In reply to a post by Woolwich:
Gone off my original question but still, I'd like to know....

So I thought I need to be on the same subnet to access a file server and that's what the VPN is doing. From my LAN address 192.168.1.2 I'm connecting to another LAN which uses 192.168.2.0/24 and I get an IP address there of 192.168.2.123 (say). The VPN isn't on its own subnet here, is it?

But if you landed into my LAN 192.168.1.0/24 and the VPN is on the 192.168.5.0 subnet you won't be able to access the file server at 192.168.1.99. That's my understanding and how I have different sites setup. Please do tell me if I'm wrong wink

For Windows-like shares


We're all Mac but i'd love to have my internal DNS setup properly.

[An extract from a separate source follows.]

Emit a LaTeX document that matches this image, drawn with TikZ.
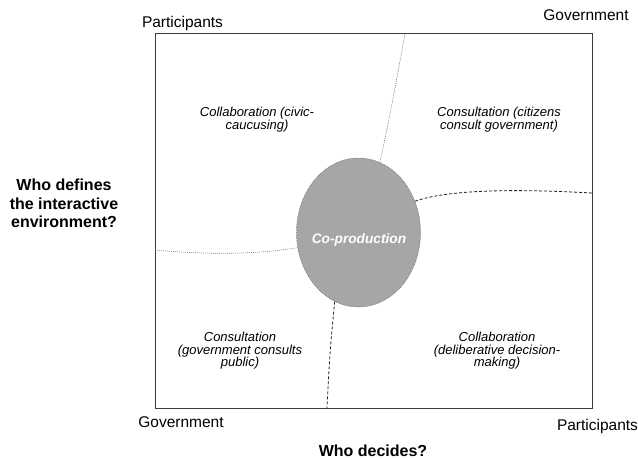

At the moment we use Finder's 'Connect to server...' and access smb://192.168.2.100 which gets a list of shares which can be mounted. I can get there using smb://domain (no suffix) but don't because it only seems to work locally (not over the VPN). I and users know how to the 'Connect to server...' and as it works I haven't tried to improve things.

Are you saying I could use smb://server.domain.tld/share if I had DNS set up correctly. And users couldn't access that share without being either on the LAN or VPN? On a Mac!


SMB so yes they are Windows-like shares smile

So this part is all about client remote access VPN rather than site-to-site.

Well have a think about what the server at 192.168.2.100 does when it replies to a client. If the client is 192.168.2.123 but isn't actually present, how does the server know to send the traffic to the (VPN) router? Normally it wouldn't talk to the router to reply to the same subnet, it would do an ARP broadcast and ask for the MAC address corresponding to the target, to find out who "owns" the IP.
You can see the router does something funky to make it look like they are actually the source of the client's traffic.

Now look at the default gateway from the perspective of your server. if the default gateway points to your router and that is also the VPN router, the server is quite capable of responding to requests from outside its own subnet, because replies would be sent via the router.
In this case the server does not broadcast to locate the client.

The router in turn would know the IP belongs to a VPN client and forward (route) it over the tunnel.

Have a look at the virtual interface created on the client when it brings up VPN.
You may find it is really receiving a /32 but also a setting making the tunnel the default route interface for all non-local traffic.
The VPN client also usually adds an exception for the public IP of the VPN endpoint to reach that directly for the already-encrypted traffic (as seen by the Internet).